The Greenfield and Brownfield approaches are variants of the income approach used to value intangible assets by modelling how a hypothetical market participant would build (or rebuild) cash flows. The Greenfield approach assumes the acquirer starts with nothing — no customers, no workforce, no brand — and must build the business from scratch. The Brownfield approach assumes the acquirer starts with some existing assets in place. The difference in the resulting cash flow ramp-up is attributed to the intangible asset being valued.
Greenfield vs Brownfield Valuation Approach
Greenfield vs Brownfield valuation approaches for intangible assets. How starting from zero versus starting with existing assets changes the valuation outcome.
| Criteria | Greenfield Approach | Brownfield Approach |
|---|---|---|
| Starting assumption | Business starts with zero assets — only the intangible being valued and cash | Business starts with some existing assets (e.g., workforce, technology) but lacks the target intangible |
| Cash flow pattern | Extended ramp-up period from zero to stabilised earnings | Shorter ramp-up — some revenue-generating capability already exists |
| Typical application | Broadcast licences, spectrum rights, franchise agreements, mining rights | Customer relationships, assembled workforce, non-compete agreements |
| Complexity | Very high — must model entire business build-out timeline | High — must determine which assets are 'in place' versus being valued |
| Comparability to With-and-Without | Similar in concept to the 'without' scenario in W&W method | More granular — allows selective asset inclusion |
| Regulatory guidance | AICPA Practice Aid supports for assets that enable a business from scratch | Used when the 'from scratch' assumption is too extreme |
When to Use Each Approach
Greenfield Approach
- Valuing an asset that enables the entire business to operate (e.g., a broadcast licence)
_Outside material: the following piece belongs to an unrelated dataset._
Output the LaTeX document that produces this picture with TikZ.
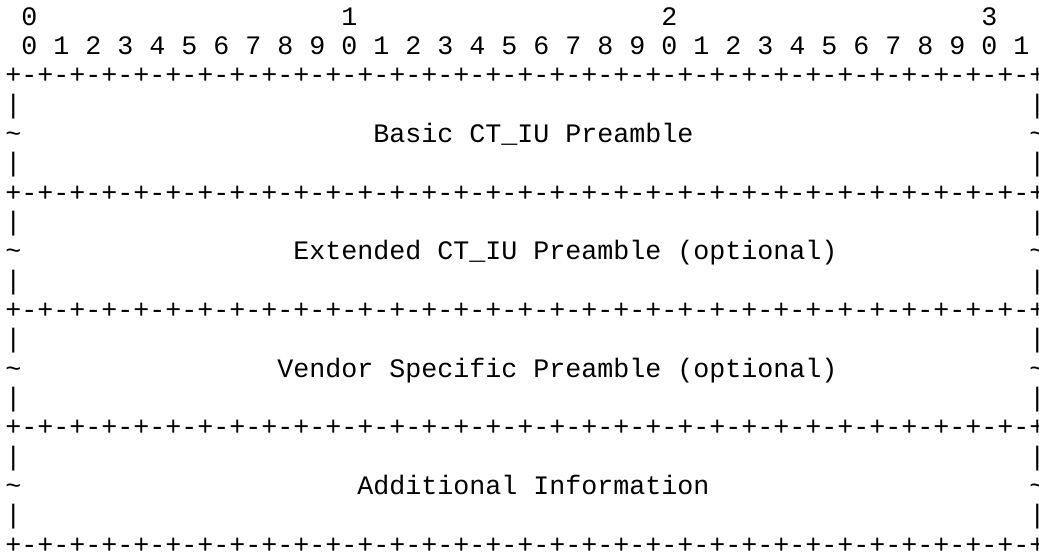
\documentclass[tikz,border=0pt]{standalone}
\usepackage{fontspec}
\setmonofont{Liberation Mono}
\usepackage{tikz}
\usetikzlibrary{positioning}

% one separator line of the word layout
\newcommand{\sepline}{+-+-+-+-+-+-+-+-+-+-+-+-+-+-+-+-+-+-+-+-+-+-+-+-+-+-+-+-+-+-+-+-+}

\begin{document}
\begin{tikzpicture}[
    x = 12pt,
    y = -22pt,
    font = \ttfamily\fontsize{20pt}{22pt}\selectfont,
    txt/.style = {
      anchor=base west,
      inner sep=0pt,
      outer sep=0pt
    }
  ]
    \useasboundingbox (-4pt,18.75pt) rectangle (775.25pt,-396pt);
    % bit ruler
    \foreach \d [count=\i from 0] in {0,1,2,3}
      \node[txt] (tens\i) at (1+20*\i,0) {\d};
    \foreach \b in {0,...,31} {
      \pgfmathtruncatemacro{\u}{mod(\b,10)}
      \node[txt] (bit\b) at (1+2*\b,1) {\u};
    }
    % separators
    \foreach \r [count=\i] in {2,6,10,14,18}
      \node[txt] (sep\i) at (0,\r) {\sepline};
    % side bars
    \foreach \r in {3,5,7,9,11,13,15,17} {
      \node[txt] (lbar\r) at (0,\r) {|};
      \node[txt] (rbar\r) at (64,\r) {|};
    }
    \foreach \r in {4,8,12,16} {
      \node[txt] (ltil\r) at (0,\r) {\textasciitilde};
      \node[txt] (rtil\r) at (64,\r) {\textasciitilde};
    }
    % fields
    \node[txt] (basic) at (23,4) {Basic CT\_IU Preamble};
    \node[txt] (ext) at (18,8) {Extended CT\_IU Preamble (optional)};
    \node[txt] (vendor) at (17,12) {Vendor Specific Preamble (optional)};
    \node[txt] (addinfo) at (22,16) {Additional Information};
  \end{tikzpicture}
\end{document}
- Spectrum or mining rights where the asset is the starting point for all operations
- Franchise agreements that grant the right to operate in a market
- When the asset being valued is the foundation upon which everything else is built
Brownfield Approach
- Customer relationships where the business has technology and workforce in place
- Non-compete agreements where the question is lost revenue from competition
- Assembled workforce when the business retains all other assets
- When the pure greenfield assumption is unrealistic for the asset in question
Our Verdict
Use the Greenfield approach for foundational assets (licences, spectrum, franchise rights) where the asset enables the entire business from nothing. Use the Brownfield approach for assets like customer relationships where other business infrastructure already exists. The choice significantly affects the ramp-up period and therefore the present value of attributed cash flows.